> TASK DETAILS: Transcribe every line exactly and omit anything that is a picture.

> GIVEN MATERIAL:
———

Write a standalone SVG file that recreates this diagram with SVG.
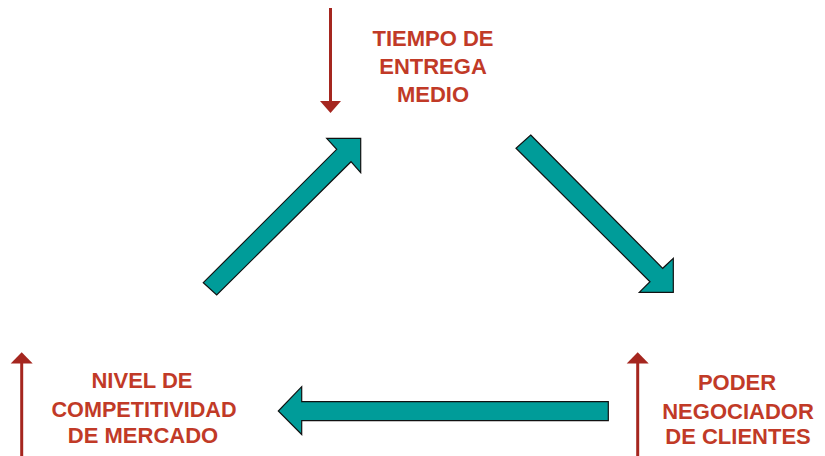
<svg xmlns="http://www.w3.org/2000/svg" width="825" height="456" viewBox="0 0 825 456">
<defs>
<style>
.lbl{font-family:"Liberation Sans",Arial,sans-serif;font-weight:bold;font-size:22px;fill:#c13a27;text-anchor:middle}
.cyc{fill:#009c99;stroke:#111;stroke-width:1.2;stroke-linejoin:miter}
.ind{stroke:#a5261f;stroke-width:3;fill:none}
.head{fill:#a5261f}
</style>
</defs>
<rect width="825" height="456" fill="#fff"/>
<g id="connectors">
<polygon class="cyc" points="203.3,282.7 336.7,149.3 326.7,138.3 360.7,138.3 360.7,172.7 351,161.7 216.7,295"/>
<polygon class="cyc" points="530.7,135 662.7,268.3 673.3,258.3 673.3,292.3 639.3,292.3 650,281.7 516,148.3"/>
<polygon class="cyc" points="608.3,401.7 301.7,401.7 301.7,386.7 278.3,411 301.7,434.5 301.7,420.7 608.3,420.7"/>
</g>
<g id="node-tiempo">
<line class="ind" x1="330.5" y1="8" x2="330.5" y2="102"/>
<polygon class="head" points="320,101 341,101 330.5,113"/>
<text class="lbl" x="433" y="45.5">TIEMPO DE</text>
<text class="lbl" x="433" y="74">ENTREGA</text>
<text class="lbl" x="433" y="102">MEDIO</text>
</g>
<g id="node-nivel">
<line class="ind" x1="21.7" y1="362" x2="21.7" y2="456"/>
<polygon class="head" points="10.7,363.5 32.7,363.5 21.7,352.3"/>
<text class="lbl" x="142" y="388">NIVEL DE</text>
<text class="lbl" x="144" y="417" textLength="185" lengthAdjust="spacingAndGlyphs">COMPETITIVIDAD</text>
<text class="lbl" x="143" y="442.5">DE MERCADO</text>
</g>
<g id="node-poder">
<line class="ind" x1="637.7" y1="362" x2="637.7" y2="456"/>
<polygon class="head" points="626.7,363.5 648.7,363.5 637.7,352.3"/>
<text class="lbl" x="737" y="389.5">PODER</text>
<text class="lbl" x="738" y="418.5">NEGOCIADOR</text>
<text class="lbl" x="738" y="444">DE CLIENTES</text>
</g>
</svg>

———

> COMPLETED TASK:
Write a standalone SVG file that recreates this diagram with SVG.
<svg xmlns="http://www.w3.org/2000/svg" width="825" height="456" viewBox="0 0 825 456">
<defs>
<style>
.lbl{font-family:"Liberation Sans",Arial,sans-serif;font-weight:bold;font-size:22px;fill:#c13a27;text-anchor:middle}
.cyc{fill:#009c99;stroke:#111;stroke-width:1.2;stroke-linejoin:miter}
.ind{stroke:#a5261f;stroke-width:3;fill:none}
.head{fill:#a5261f}
</style>
</defs>
<rect width="825" height="456" fill="#fff"/>
<g id="connectors">
<polygon class="cyc" points="203.3,282.7 336.7,149.3 326.7,138.3 360.7,138.3 360.7,172.7 351,161.7 216.7,295"/>
<polygon class="cyc" points="530.7,135 662.7,268.3 673.3,258.3 673.3,292.3 639.3,292.3 650,281.7 516,148.3"/>
<polygon class="cyc" points="608.3,401.7 301.7,401.7 301.7,386.7 278.3,411 301.7,434.5 301.7,420.7 608.3,420.7"/>
</g>
<g id="node-tiempo">
<line class="ind" x1="330.5" y1="8" x2="330.5" y2="102"/>
<polygon class="head" points="320,101 341,101 330.5,113"/>
<text class="lbl" x="433" y="45.5">TIEMPO DE</text>
<text class="lbl" x="433" y="74">ENTREGA</text>
<text class="lbl" x="433" y="102">MEDIO</text>
</g>
<g id="node-nivel">
<line class="ind" x1="21.7" y1="362" x2="21.7" y2="456"/>
<polygon class="head" points="10.7,363.5 32.7,363.5 21.7,352.3"/>
<text class="lbl" x="142" y="388">NIVEL DE</text>
<text class="lbl" x="144" y="417" textLength="185" lengthAdjust="spacingAndGlyphs">COMPETITIVIDAD</text>
<text class="lbl" x="143" y="442.5">DE MERCADO</text>
</g>
<g id="node-poder">
<line class="ind" x1="637.7" y1="362" x2="637.7" y2="456"/>
<polygon class="head" points="626.7,363.5 648.7,363.5 637.7,352.3"/>
<text class="lbl" x="737" y="389.5">PODER</text>
<text class="lbl" x="738" y="418.5">NEGOCIADOR</text>
<text class="lbl" x="738" y="444">DE CLIENTES</text>
</g>
</svg>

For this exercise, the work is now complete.